> _THE REQUEST_:
Word for word, print each line of the listing below; pictures stay out.
* Start *
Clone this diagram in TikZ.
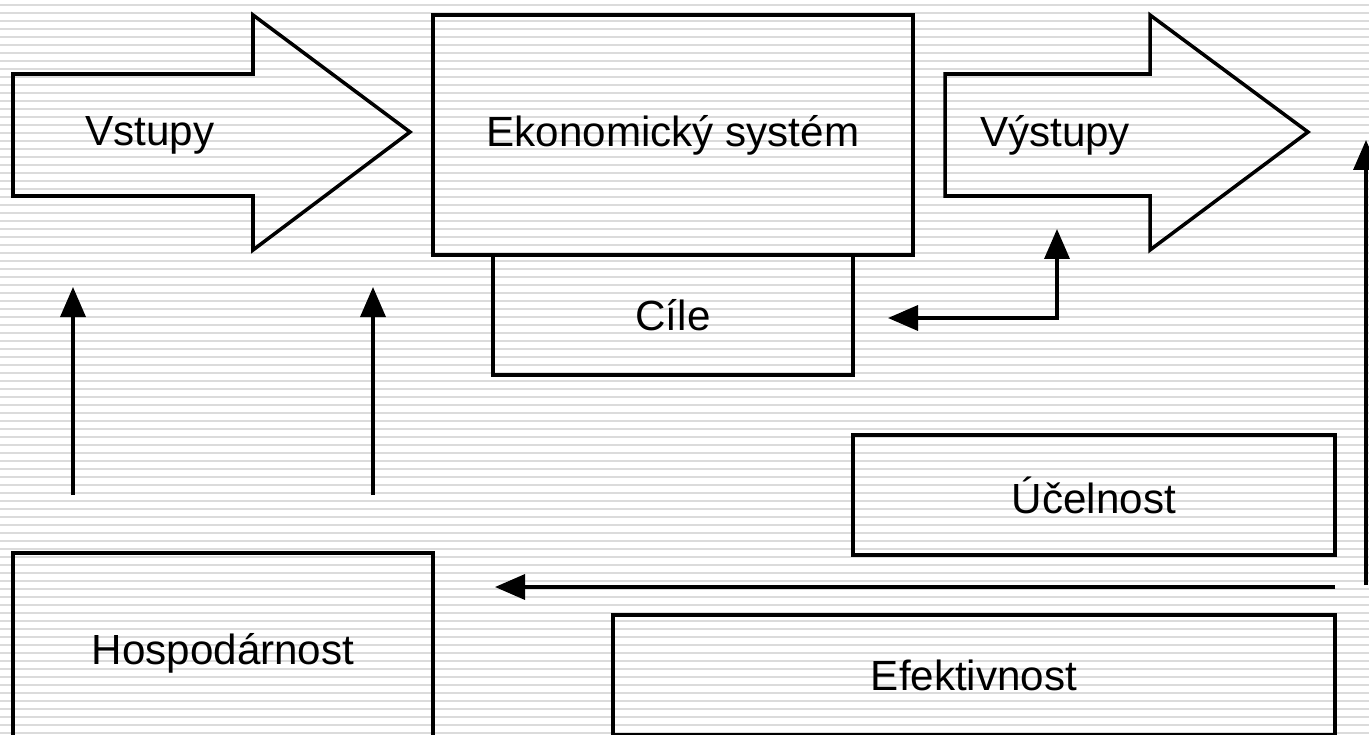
\documentclass[tikz,border=0pt]{standalone}
\usepackage{fontspec}
\setmainfont{Liberation Sans}
\usetikzlibrary{arrows.meta}

\begin{document}
\begin{tikzpicture}[x=0.02cm, y=-0.02cm, line join=miter,
    box/.style={draw, line width=2pt, inner sep=0pt, font=\fontsize{24}{28}\selectfont},
    txt/.style={inner sep=0pt, font=\fontsize{24}{28}\selectfont},
    arr/.style={-{Triangle[length=0.6cm, width=0.5cm]}, line width=2pt}]
    \useasboundingbox (0,0) rectangle (1369,734);
    \clip (0,0) rectangle (1369,734);
    % striped background
    \foreach \y in {5,13,...,733}
        \draw[gray!28, line width=1.1pt] (0,\y) -- (1369,\y);
    % big arrows
    \draw[line width=2pt] (13,74) -- (253,74) -- (253,15) -- (410,132) -- (253,250) -- (253,196) -- (13,196) -- cycle;
    \draw[line width=2pt] (945,74) -- (1150,74) -- (1150,15) -- (1308,132) -- (1150,250) -- (1150,196) -- (945,196) -- cycle;
    \node[txt] (vstupy) at (150,135) {Vstupy};
    \node[txt] (vystupy) at (1055,135) {Výstupy};
    % boxes
    \node[box, minimum width=9.6cm, minimum height=4.8cm] (system) at (673,135) {Ekonomický systém};
    \node[box, minimum width=7.2cm, minimum height=2.4cm] (cile) at (673,315) {Cíle};
    \node[box, minimum width=9.64cm, minimum height=2.4cm] (ucelnost) at (1094,495) {Účelnost};
    \node[box, minimum width=14.44cm, minimum height=2.4cm] (efektivnost) at (974,675) {Efektivnost};
    \node[box, minimum width=8.4cm, minimum height=4cm] (hospodarnost) at (223,653) {Hospodárnost};
    % connectors
    \coordinate (h1) at (73,495);   \coordinate (v1) at (73,287);
    \coordinate (h2) at (373,495);  \coordinate (v2) at (373,287);
    \coordinate (c1) at (888,318);  \coordinate (k) at (1057,318);  \coordinate (o1) at (1057,229);
    \coordinate (e1) at (1335,587); \coordinate (e2) at (495,587);
    \coordinate (r1) at (1366,585); \coordinate (r2) at (1366,140);
    \draw[arr] (h1) -- (v1);
    \draw[arr] (h2) -- (v2);
    \draw[line width=2pt, {Triangle[length=0.6cm, width=0.5cm]}-{Triangle[length=0.6cm, width=0.5cm]}] (c1) -- (k) -- (o1);
    \draw[arr] (e1) -- (e2);
    \draw[arr] (r1) -- (r2);
\end{tikzpicture}
\end{document}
* End *
> _SOLUTION BELOW_:
Clone this diagram in TikZ.
\documentclass[tikz,border=0pt]{standalone}
\usepackage{fontspec}
\setmainfont{Liberation Sans}
\usetikzlibrary{arrows.meta}

\begin{document}
\begin{tikzpicture}[x=0.02cm, y=-0.02cm, line join=miter,
    box/.style={draw, line width=2pt, inner sep=0pt, font=\fontsize{24}{28}\selectfont},
    txt/.style={inner sep=0pt, font=\fontsize{24}{28}\selectfont},
    arr/.style={-{Triangle[length=0.6cm, width=0.5cm]}, line width=2pt}]
    \useasboundingbox (0,0) rectangle (1369,734);
    \clip (0,0) rectangle (1369,734);
    % striped background
    \foreach \y in {5,13,...,733}
        \draw[gray!28, line width=1.1pt] (0,\y) -- (1369,\y);
    % big arrows
    \draw[line width=2pt] (13,74) -- (253,74) -- (253,15) -- (410,132) -- (253,250) -- (253,196) -- (13,196) -- cycle;
    \draw[line width=2pt] (945,74) -- (1150,74) -- (1150,15) -- (1308,132) -- (1150,250) -- (1150,196) -- (945,196) -- cycle;
    \node[txt] (vstupy) at (150,135) {Vstupy};
    \node[txt] (vystupy) at (1055,135) {Výstupy};
    % boxes
    \node[box, minimum width=9.6cm, minimum height=4.8cm] (system) at (673,135) {Ekonomický systém};
    \node[box, minimum width=7.2cm, minimum height=2.4cm] (cile) at (673,315) {Cíle};
    \node[box, minimum width=9.64cm, minimum height=2.4cm] (ucelnost) at (1094,495) {Účelnost};
    \node[box, minimum width=14.44cm, minimum height=2.4cm] (efektivnost) at (974,675) {Efektivnost};
    \node[box, minimum width=8.4cm, minimum height=4cm] (hospodarnost) at (223,653) {Hospodárnost};
    % connectors
    \coordinate (h1) at (73,495);   \coordinate (v1) at (73,287);
    \coordinate (h2) at (373,495);  \coordinate (v2) at (373,287);
    \coordinate (c1) at (888,318);  \coordinate (k) at (1057,318);  \coordinate (o1) at (1057,229);
    \coordinate (e1) at (1335,587); \coordinate (e2) at (495,587);
    \coordinate (r1) at (1366,585); \coordinate (r2) at (1366,140);
    \draw[arr] (h1) -- (v1);
    \draw[arr] (h2) -- (v2);
    \draw[line width=2pt, {Triangle[length=0.6cm, width=0.5cm]}-{Triangle[length=0.6cm, width=0.5cm]}] (c1) -- (k) -- (o1);
    \draw[arr] (e1) -- (e2);
    \draw[arr] (r1) -- (r2);
\end{tikzpicture}
\end{document}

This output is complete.